## EXERCISE DETAILS
Return all of the data exactly, with nothing left out but the pictures.
======== DATASET EXTRACT ========
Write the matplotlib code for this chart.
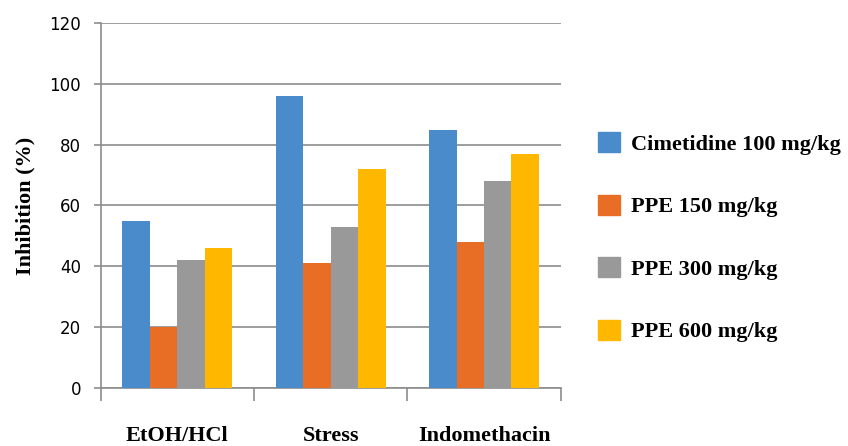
import matplotlib
matplotlib.use("Agg")

import matplotlib.pyplot as plt
import matplotlib.patches as mpatches
import numpy as np

categories = ["EtOH/HCl", "Stress", "Indomethacin"]
series_labels = ["Cimetidine 100 mg/kg", "PPE 150 mg/kg", "PPE 300 mg/kg", "PPE 600 mg/kg"]
cimetidine_100 = [55, 96, 85]
ppe_150 = [20, 41, 48]
ppe_300 = [42, 53, 68]
ppe_600 = [46, 72, 77]
y_ticks = [0, 20, 40, 60, 80, 100, 120]

COLORS = ["#4a8bcc", "#e86d25", "#999999", "#ffb700"]
GRID = "#8c8c8c"
SERIF = "Liberation Serif"

fig = plt.figure(figsize=(8.48, 4.46), dpi=100)
ax = fig.add_axes([0.1187, 0.1307, 0.5425, 0.8171])

series = [cimetidine_100, ppe_150, ppe_300, ppe_600]
x = np.arange(len(categories))
bar_w = 0.179
for i, (vals, col) in enumerate(zip(series, COLORS)):
    offset = (i - 1.5) * bar_w
    ax.bar(x + offset, vals, width=bar_w, color=col, zorder=3)

ax.set_xlim(-0.5, len(categories) - 0.5)
ax.set_ylim(0, 120)
ax.set_yticks(y_ticks)
ax.yaxis.grid(True, color=GRID, linewidth=1.2, zorder=0)
ax.tick_params(axis="y", length=5, color=GRID, width=1.2, labelsize=12, pad=9)

# category labels sit in the middle, ticks mark the group boundaries
ax.set_xticks(x)
ax.set_xticklabels(categories, fontfamily=SERIF, fontweight="bold", fontsize=16)
ax.tick_params(axis="x", length=0, pad=27.5)
ax.set_xticks(np.arange(-0.5, len(categories)), minor=True)
ax.tick_params(axis="x", which="minor", length=9, color=GRID, width=1.2)

for side in ("top", "right"):
    ax.spines[side].set_visible(False)
for side in ("left", "bottom"):
    ax.spines[side].set_color(GRID)
    ax.spines[side].set_linewidth(1.2)

ax.set_ylabel("Inhibition (%)", fontfamily=SERIF, fontweight="bold", fontsize=16, labelpad=10)

handles = [mpatches.Patch(color=c, label=l) for c, l in zip(COLORS, series_labels)]
fig.legend(handles=handles, loc="center left", bbox_to_anchor=(0.6816, 0.468),
           frameon=False, prop={"family": SERIF, "weight": "bold", "size": 16},
           handlelength=1.0, handleheight=1.0, handletextpad=0.5,
           labelspacing=1.8)

fig.savefig("out.png", dpi=100, facecolor="white")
========
## ANSWER FOR THIS EXERCISE
Write the matplotlib code for this chart.
import matplotlib
matplotlib.use("Agg")

import matplotlib.pyplot as plt
import matplotlib.patches as mpatches
import numpy as np

categories = ["EtOH/HCl", "Stress", "Indomethacin"]
series_labels = ["Cimetidine 100 mg/kg", "PPE 150 mg/kg", "PPE 300 mg/kg", "PPE 600 mg/kg"]
cimetidine_100 = [55, 96, 85]
ppe_150 = [20, 41, 48]
ppe_300 = [42, 53, 68]
ppe_600 = [46, 72, 77]
y_ticks = [0, 20, 40, 60, 80, 100, 120]

COLORS = ["#4a8bcc", "#e86d25", "#999999", "#ffb700"]
GRID = "#8c8c8c"
SERIF = "Liberation Serif"

fig = plt.figure(figsize=(8.48, 4.46), dpi=100)
ax = fig.add_axes([0.1187, 0.1307, 0.5425, 0.8171])

series = [cimetidine_100, ppe_150, ppe_300, ppe_600]
x = np.arange(len(categories))
bar_w = 0.179
for i, (vals, col) in enumerate(zip(series, COLORS)):
    offset = (i - 1.5) * bar_w
    ax.bar(x + offset, vals, width=bar_w, color=col, zorder=3)

ax.set_xlim(-0.5, len(categories) - 0.5)
ax.set_ylim(0, 120)
ax.set_yticks(y_ticks)
ax.yaxis.grid(True, color=GRID, linewidth=1.2, zorder=0)
ax.tick_params(axis="y", length=5, color=GRID, width=1.2, labelsize=12, pad=9)

# category labels sit in the middle, ticks mark the group boundaries
ax.set_xticks(x)
ax.set_xticklabels(categories, fontfamily=SERIF, fontweight="bold", fontsize=16)
ax.tick_params(axis="x", length=0, pad=27.5)
ax.set_xticks(np.arange(-0.5, len(categories)), minor=True)
ax.tick_params(axis="x", which="minor", length=9, color=GRID, width=1.2)

for side in ("top", "right"):
    ax.spines[side].set_visible(False)
for side in ("left", "bottom"):
    ax.spines[side].set_color(GRID)
    ax.spines[side].set_linewidth(1.2)

ax.set_ylabel("Inhibition (%)", fontfamily=SERIF, fontweight="bold", fontsize=16, labelpad=10)

handles = [mpatches.Patch(color=c, label=l) for c, l in zip(COLORS, series_labels)]
fig.legend(handles=handles, loc="center left", bbox_to_anchor=(0.6816, 0.468),
           frameon=False, prop={"family": SERIF, "weight": "bold", "size": 16},
           handlelength=1.0, handleheight=1.0, handletextpad=0.5,
           labelspacing=1.8)

fig.savefig("out.png", dpi=100, facecolor="white")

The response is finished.